Treating them as one group leads to weak strategy and wasted investment.

Two Cohorts, Two Expectations

The divide produces distinct expectations of brands. The older cohort responds to signs of commitment, consistency, and accountability. The younger cohort is more responsive to brands that can shift tone, speak fluently in cultural codes, and respect their skepticism.

A campaign designed to appeal to both without distinction will either feel heavy-handed or superficial. Effective engagement begins with acknowledging the split and designing approaches that align with each cohort’s lived reality.

Redefining How Trust is Built

Trust is interpreted differently across the divide. For older Gen Z, it comes from a brand’s willingness to demonstrate alignment with broader values and to act visibly on them. For younger Gen Z, it comes from communication that respects their intelligence and avoids forced corporate polish.

Both groups demand coherence between what a brand claims and how it behaves, but the signals they look for are not the same. A reliable core with adaptable expressions is required to build credibility on both sides.

Offer Discovery and Sharing

Spotify’s rollout of Messages illustrates how to keep engagement inside an ecosystem while strengthening its relevance. By enabling the direct sharing of music, podcasts, and audiobooks within the app, Spotify removed the friction of shifting across platforms and allowed discovery to become an immediate exchange. This design choice aligned with Gen Z’s expectation that conversation and consumption occur in the same space, reinforcing trust through ease and familiarity.

Get Up Close and Personal

Dior’s use of Instagram’s Close Friends List showed how exclusivity can be translated into a digital environment. By presenting content through a feature associated with privacy, the brand created an impression of intimacy that mass campaigns cannot replicate. This move positioned Dior as attentive to how younger audiences experience platforms, proving that relevance can be achieved by matching the format to the context rather than amplifying reach for its own sake.
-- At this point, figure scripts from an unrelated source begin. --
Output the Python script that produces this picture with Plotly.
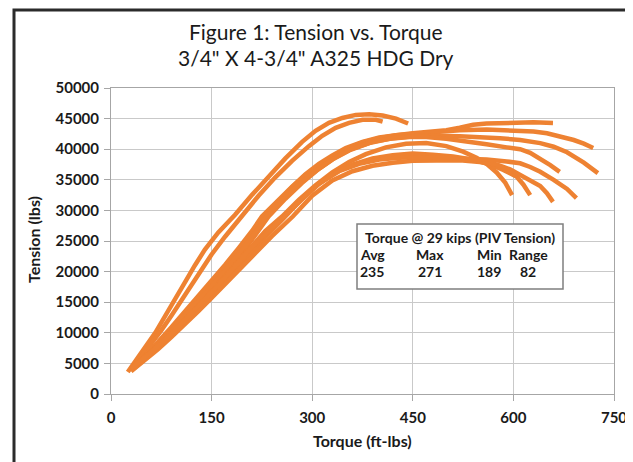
import plotly.graph_objects as go

# ---- data (torque ft-lbs, tension lbs), one pair of lists per test run ----
run1_torque = [25, 40, 55, 66, 80, 95, 110, 125, 140, 160, 185, 210, 235, 260, 285, 305, 325, 345, 365, 385, 405, 425, 443]
run1_tension = [3600, 5800, 8300, 10000, 12500, 15400, 18200, 21000, 23600, 26400, 29300, 32500, 35600, 38500, 41200, 43000, 44300, 45100, 45600, 45700, 45500, 45000, 44200]

run2_torque = [30, 45, 60, 75, 90, 105, 120, 135, 150, 170, 195, 220, 245, 270, 295, 315, 335, 355, 375, 395, 405]
run2_tension = [4000, 6100, 8400, 10400, 12800, 15300, 17900, 20400, 22800, 25700, 29100, 32400, 35400, 38100, 40500, 42200, 43500, 44300, 44800, 44800, 44500]

run3_torque = [30, 50, 70, 90, 110, 130, 150, 170, 190, 210, 230, 250, 270, 290, 310, 330, 350, 375, 400, 425, 450, 475, 500, 520, 540, 560, 580, 600, 630, 659]
run3_tension = [4200, 6100, 8200, 10500, 12900, 15300, 17800, 20400, 23100, 26000, 29000, 31500, 33800, 35800, 37400, 38800, 40000, 41100, 41800, 42300, 42600, 42800, 43100, 43500, 44000, 44200, 44300, 44400, 44400, 44300]

run4_torque = [30, 50, 70, 90, 110, 130, 150, 170, 190, 210, 225, 250, 270, 290, 310, 330, 350, 375, 400, 425, 450, 480, 520, 560, 600, 630, 650, 670, 690, 705, 719]
run4_tension = [4000, 6200, 8500, 10900, 13400, 15900, 18500, 21100, 23800, 26600, 29000, 31800, 33900, 35900, 37600, 39000, 40200, 41200, 41900, 42300, 42500, 42800, 43100, 43200, 43100, 42900, 42600, 42100, 41500, 40900, 40200]

run5_torque = [30, 50, 70, 90, 110, 130, 150, 170, 190, 210, 235, 260, 285, 310, 335, 360, 390, 420, 450, 480, 520, 550, 580, 610, 640, 660, 680, 705, 726]
run5_tension = [4300, 6000, 8000, 10200, 12500, 14900, 17300, 19800, 22400, 25200, 29000, 31900, 34500, 36800, 38700, 40100, 41200, 41800, 42100, 42200, 42100, 42000, 41800, 41500, 41000, 40400, 39500, 37800, 36100]

run6_torque = [30, 50, 70, 90, 110, 130, 150, 170, 190, 210, 232, 255, 280, 305, 330, 355, 385, 415, 445, 470, 500, 530, 560, 590, 610, 625, 640, 655, 669]
run6_tension = [3900, 5900, 8000, 10300, 12700, 15100, 17600, 20200, 22800, 25600, 29000, 31700, 34200, 36400, 38300, 39800, 41000, 41700, 42000, 42000, 41700, 41300, 40800, 40300, 40000, 39400, 38500, 37400, 36300]

run7_torque = [30, 50, 70, 90, 110, 130, 150, 170, 190, 210, 230, 255, 280, 305, 330, 355, 380, 410, 440, 470, 500, 525, 545, 560, 575, 588, 598]
run7_tension = [4000, 5800, 7800, 9900, 12100, 14400, 16800, 19200, 21700, 24200, 26600, 29000, 31700, 34100, 36200, 37900, 39200, 40300, 40900, 41000, 40500, 39600, 38600, 37600, 36200, 34500, 32500]

run8_torque = [30, 50, 70, 90, 110, 130, 150, 170, 190, 210, 235, 260, 285, 310, 335, 360, 390, 420, 450, 480, 510, 540, 565, 585, 605, 615, 625]
run8_tension = [3800, 5600, 7500, 9500, 11700, 13900, 16200, 18600, 21000, 23400, 26200, 29000, 31900, 34300, 36200, 37500, 38500, 39000, 39300, 39100, 38800, 38300, 37500, 36600, 35500, 34200, 32500]

run9_torque = [30, 50, 70, 90, 110, 130, 150, 170, 190, 210, 240, 271, 300, 330, 360, 390, 420, 450, 485, 520, 550, 575, 595, 610, 625, 640, 650, 659]
run9_tension = [3700, 5400, 7300, 9300, 11300, 13500, 15700, 18000, 20300, 22600, 25800, 29000, 32400, 34900, 36400, 37300, 37800, 38100, 38200, 38200, 37900, 37500, 36700, 35800, 35000, 34000, 32800, 31400]

run10_torque = [30, 50, 70, 90, 110, 130, 150, 170, 190, 210, 235, 258, 285, 310, 340, 370, 400, 430, 460, 500, 530, 560, 590, 610, 625, 640, 660, 680, 694]
run10_tension = [4100, 5900, 7800, 9800, 12000, 14200, 16600, 19000, 21500, 24000, 26600, 29000, 32000, 34400, 36400, 37600, 38300, 38600, 38700, 38600, 38500, 38300, 38000, 37700, 37100, 36300, 35000, 33500, 32000]

table_title = "Torque @ 29 kips (PIV Tension)"
table_headers = ["Avg", "Max", "Min", "Range"]
table_values = [235, 271, 189, 82]

title_lines = ["Figure 1: Tension vs. Torque", "3/4\" X 4-3/4\" A325 HDG Dry"]
x_title = "Torque (ft-lbs)"
y_title = "Tension (lbs)"

runs = [
    (run1_torque, run1_tension), (run2_torque, run2_tension),
    (run3_torque, run3_tension), (run4_torque, run4_tension),
    (run5_torque, run5_tension), (run6_torque, run6_tension),
    (run7_torque, run7_tension), (run8_torque, run8_tension),
    (run9_torque, run9_tension), (run10_torque, run10_tension),
]

ORANGE = "#EE8232"
FONT = "Lato"
TXT = "#1A1A1A"

fig = go.Figure()
for tq, tn in runs:
    fig.add_trace(go.Scatter(
        x=tq, y=tn, mode="lines",
        line=dict(color=ORANGE, width=4.5),
        showlegend=False, hoverinfo="x+y",
    ))

# the page body has an 8px margin; geometry below is in screen pixels
OFF = 8
W, H = 633 - OFF, 462 - OFF
PL, PR, PT, PB = 111, 614, 88, 394          # plot area on screen
L, T = PL - OFF, PT - OFF
R, B = W - (PR - OFF), H - (PB - OFF)
pw, ph = W - L - R, H - T - B

def px(xs):
    return (xs - PL) / pw

def py(ys):
    return (PB - ys) / ph

axis_common = dict(
    showgrid=True, gridcolor="#C9C9C9", gridwidth=1,
    showline=True, linecolor="#A6A6A6", linewidth=1, mirror=True,
    ticks="outside", ticklen=6, tickcolor="#A6A6A6",
    tickfont=dict(family=FONT, size=15, color=TXT, weight="bold"),
    zeroline=False, automargin=False,
)

fig.update_layout(
    width=W, height=H,
    margin=dict(l=L, r=R, t=T, b=B, autoexpand=False),
    paper_bgcolor="white", plot_bgcolor="white",
    xaxis=dict(range=[0, 750], dtick=150, tick0=0, ticklabelstandoff=4, **axis_common),
    yaxis=dict(range=[0, 50000], dtick=5000, tick0=0, tickformat="d", ticklabelstandoff=2, **axis_common),
    font=dict(family=FONT),
)

shapes = [
    # outer frame (right/bottom sides run off the canvas)
    dict(type="rect", xref="paper", yref="paper",
         x0=px(14), x1=px(660), y0=py(10), y1=py(490),
         line=dict(color="#2B2B2B", width=3), fillcolor="rgba(0,0,0,0)", layer="above"),
    # table box
    dict(type="rect", xref="paper", yref="paper",
         x0=px(357), x1=px(563), y0=py(224), y1=py(289),
         line=dict(color="#7F7F7F", width=1.5), fillcolor="white", layer="above"),
]
fig.update_layout(shapes=shapes)

ann = []
for txt, ys in zip(title_lines, [31, 58]):
    ann.append(dict(text=txt, x=px(316), y=py(ys), xref="paper", yref="paper",
                    showarrow=False, xanchor="center", yanchor="middle",
                    font=dict(family=FONT, size=21, color=TXT)))
ann.append(dict(text=x_title, x=px(362), y=py(440), xref="paper", yref="paper",
                showarrow=False, xanchor="center", yanchor="middle",
                font=dict(family=FONT, size=16, color=TXT, weight="bold")))
ann.append(dict(text=y_title, x=px(33), y=py(240), xref="paper", yref="paper",
                showarrow=False, xanchor="center", yanchor="middle", textangle=-90,
                font=dict(family=FONT, size=16, color=TXT, weight="bold")))
ann.append(dict(text=table_title, x=px(460), y=py(237), xref="paper", yref="paper",
                showarrow=False, xanchor="center", yanchor="middle",
                font=dict(family=FONT, size=14, color=TXT, weight="bold")))
col_x = [372, 430, 489, 528]
for cx, h, v in zip(col_x, table_headers, table_values):
    ann.append(dict(text=h, x=px(cx), y=py(254), xref="paper", yref="paper",
                    showarrow=False, xanchor="center", yanchor="middle",
                    font=dict(family=FONT, size=14, color=TXT, weight="bold")))
    ann.append(dict(text=str(v), x=px(cx), y=py(271), xref="paper", yref="paper",
                    showarrow=False, xanchor="center", yanchor="middle",
                    font=dict(family=FONT, size=14, color=TXT, weight="bold")))
fig.update_layout(annotations=ann)

fig.write_html("out.html")
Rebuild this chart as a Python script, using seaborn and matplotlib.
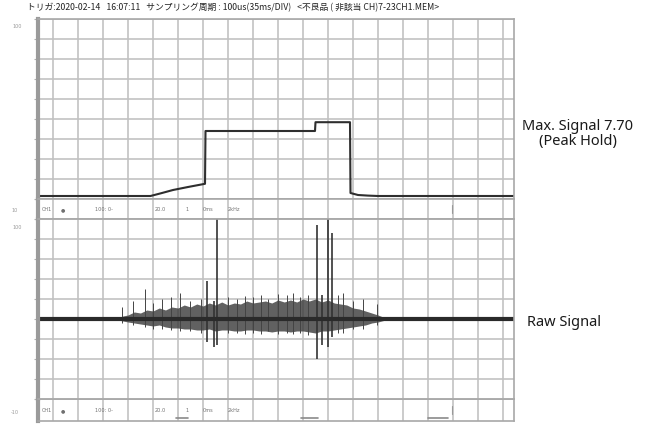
import matplotlib
matplotlib.use("Agg")
import matplotlib.pyplot as plt
import seaborn as sns

sns.set_theme(style="white")
plt.rcParams['font.family'] = ['Noto Sans CJK JP', 'DejaVu Sans']

# --- data (time in divisions of 35 ms, amplitude in screen divisions) ---
header = "トリガ:2020-02-14   16:07:11   サンプリング周期 : 100us(35ms/DIV)   <不良品 ( 非該当 CH)7-23CH1.MEM>"

# peak hold trace (top panel)
peak_t = [-0.6, 3.9, 4.3, 4.8, 5.4, 6.08, 6.1, 10.48, 10.5, 11.88, 11.9, 12.2, 12.6, 13.0, 18.44]
peak_v = [0.15, 0.15, 0.28, 0.45, 0.6, 0.76, 3.4, 3.4, 3.84, 3.84, 0.3, 0.2, 0.17, 0.15, 0.15]

# raw signal noise envelope (bottom panel)
env_t = [2.6, 2.8, 3.0, 3.25, 3.5, 3.75, 4.0, 4.25, 4.5, 4.75, 5.0, 5.25, 5.5, 5.75,
         6.0, 6.25, 6.5, 6.75, 7.0, 7.25, 7.5, 7.75, 8.0, 8.25, 8.5, 8.75, 9.0, 9.25,
         9.5, 9.75, 10.0, 10.25, 10.5, 10.75, 11.0, 11.25, 11.5, 11.75, 12.0, 12.25,
         12.5, 12.75, 13.0, 13.3]
env_hi = [0.05, 0.15, 0.2, 0.35, 0.3, 0.45, 0.4, 0.55, 0.45, 0.6, 0.55, 0.7, 0.6, 0.75,
          0.65, 0.8, 0.7, 0.85, 0.7, 0.8, 0.75, 0.9, 0.8, 0.85, 0.9, 0.8, 0.95, 0.85,
          0.95, 0.85, 1.0, 0.9, 1.0, 0.85, 0.95, 0.8, 0.75, 0.7, 0.55, 0.5, 0.4, 0.3,
          0.2, 0.05]
env_lo = [-0.05, -0.1, -0.15, -0.2, -0.25, -0.3, -0.35, -0.3, -0.4, -0.45, -0.45, -0.5,
          -0.5, -0.55, -0.55, -0.5, -0.6, -0.55, -0.55, -0.6, -0.6, -0.55, -0.55, -0.6,
          -0.6, -0.65, -0.6, -0.6, -0.65, -0.6, -0.6, -0.65, -0.7, -0.6, -0.6, -0.55,
          -0.5, -0.45, -0.4, -0.35, -0.3, -0.2, -0.15, -0.05]

# big spikes
spike_t = [6.16, 6.56, 6.45, 10.55, 10.98, 11.15, 10.75]
spike_top = [1.9, 5.0, 0.9, 4.7, 5.0, 4.3, 1.2]
spike_bot = [-1.15, -1.3, -1.4, -2.0, -1.4, -0.9, -1.3]

# small hair spikes inside the noise band
hair_t = [2.76, 3.2, 3.68, 4.0, 4.36, 4.7, 5.08, 5.5, 5.9, 7.0, 7.36, 7.7, 8.0, 8.3,
          8.6, 9.0, 9.36, 9.6, 9.88, 10.2, 11.4, 11.6, 12.0, 12.4, 12.96]
hair_top = [0.6, 0.9, 1.5, 0.8, 1.0, 1.1, 1.3, 0.9, 1.0, 1.1, 1.0, 1.15, 1.1, 1.2,
            1.0, 1.25, 1.2, 1.3, 1.1, 1.2, 1.2, 1.3, 0.9, 1.0, 0.75]
hair_bot = [-0.2, -0.3, -0.4, -0.5, -0.5, -0.55, -0.6, -0.6, -0.7, -0.7, -0.7, -0.75,
            -0.7, -0.75, -0.6, -0.75, -0.7, -0.75, -0.7, -0.8, -0.7, -0.7, -0.5, -0.5, -0.3]

# blurry labels on the scope's status strip
strip_labels = ["CH1", "●", "100: 0-", "20.0", "1", "0ms", "2kHz"]
strip_label_t = [-0.44, 0.3, 1.68, 4.08, 5.32, 6.0, 7.0]

W, H = 648, 427
fig = plt.figure(figsize=(W / 100, H / 100), dpi=100)


def px_axes(l, t, r, b):
    return fig.add_axes([l / W, 1 - b / H, (r - l) / W, (b - t) / H])


XL, XR = -0.6, 18.44
grid_c = "#c2c2c2"


def style(ax, ylo, yhi, yticks):
    ax.set_xlim(XL, XR)
    ax.set_ylim(ylo, yhi)
    ax.set_xticks(range(0, 19))
    ax.set_yticks(yticks)
    ax.grid(True, color=grid_c, lw=1.2)
    ax.tick_params(axis="x", length=0, labelbottom=False)
    ax.tick_params(axis="y", direction="out", length=3, width=0.8, color="#b0b0b0",
                   left=True, labelleft=False)
    for s in ax.spines.values():
        s.set_color("#a8a8a8")
        s.set_linewidth(1.2)
    ax.spines["left"].set_linewidth(3)
    ax.spines["left"].set_color("#9a9a9a")
    ax.set_xlabel("")
    ax.set_ylabel("")


# top panel: peak hold
ax1 = px_axes(38, 20, 514, 200)
style(ax1, 0, 9, range(0, 10))
sns.lineplot(x=peak_t, y=peak_v, ax=ax1, color="#2e2e2e", lw=1.5, sort=False, estimator=None)

# status strips
strips = [px_axes(38, 200, 514, 220), px_axes(38, 400, 514, 422)]
for sx in strips:
    style(sx, 0, 1, [])
    for lab, t in zip(strip_labels, strip_label_t):
        sx.text(t, 0.5, lab, fontsize=3.6, color="#707070", va="center", ha="left",
                family=["DejaVu Sans"])
    sx.plot([15.95, 15.95], [0.3, 0.7], color="#999999", lw=0.8)
strips[1].plot([4.9, 5.4], [0.12, 0.12], color="#8a8a8a", lw=1.2)
strips[1].plot([9.9, 10.6], [0.12, 0.12], color="#8a8a8a", lw=1.2)
strips[1].plot([15.0, 15.8], [0.12, 0.12], color="#8a8a8a", lw=1.2)

# bottom panel: raw signal
ax2 = px_axes(38, 220, 514, 400)
style(ax2, -4, 5, range(-4, 6))
ax2.fill_between(env_t, env_lo, env_hi, color="#3a3a3a", lw=0, alpha=0.8)
ax2.vlines(hair_t, hair_bot, hair_top, color="#444444", lw=0.7)
ax2.vlines(spike_t, spike_bot, spike_top, color="#333333", lw=1.2)
sns.lineplot(x=[XL, XR], y=[0, 0], ax=ax2, color="#2a2a2a", lw=3)

# faint scale numbers at the left
for (x, y, s) in [(17, 27, "100"), (15, 211, "10"), (17, 228, "100"), (15, 413, "-10")]:
    fig.text(x / W, 1 - y / H, s, fontsize=3.5, color="#9a9a9a", ha="center", va="center",
             family=["DejaVu Sans"])

# header and annotations
fig.text(27 / W, 1 - 8 / H, header, fontsize=6.3, color="#222222", ha="left", va="center")
fig.text(578 / W, 1 - 127 / H, "Max. Signal 7.70", fontsize=10.5, color="#1a1a1a",
         ha="center", va="center", family=["Noto Sans", "DejaVu Sans"])
fig.text(578 / W, 1 - 142 / H, "(Peak Hold)", fontsize=10.5, color="#1a1a1a",
         ha="center", va="center", family=["Noto Sans", "DejaVu Sans"])
fig.text(527 / W, 1 - 323 / H, "Raw Signal", fontsize=10.5, color="#1a1a1a",
         ha="left", va="center", family=["Noto Sans", "DejaVu Sans"])

fig.savefig("out.png", dpi=100)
Building an Operating System for Engagement

The Gen Z divide is not an obstacle to manage but a framework for design. Brands that structure campaigns around segmented engagement, adaptive tone, and consistent values create coherence without uniformity. Discovery, sharing, and intimacy are not decorative gestures; they are operational choices that demonstrate attentiveness to audience behavior.

The outcome is credibility that holds across both sub-cohorts, avoiding the pitfalls of dilution while capturing the breadth of Gen Z’s attention.

Bottom Line

Gen Z loyalty is achieved when differences within the generation are treated as inputs for design rather than distractions.

Brands that adapt execution while maintaining a stable foundation will convert a generational split into a durable advantage.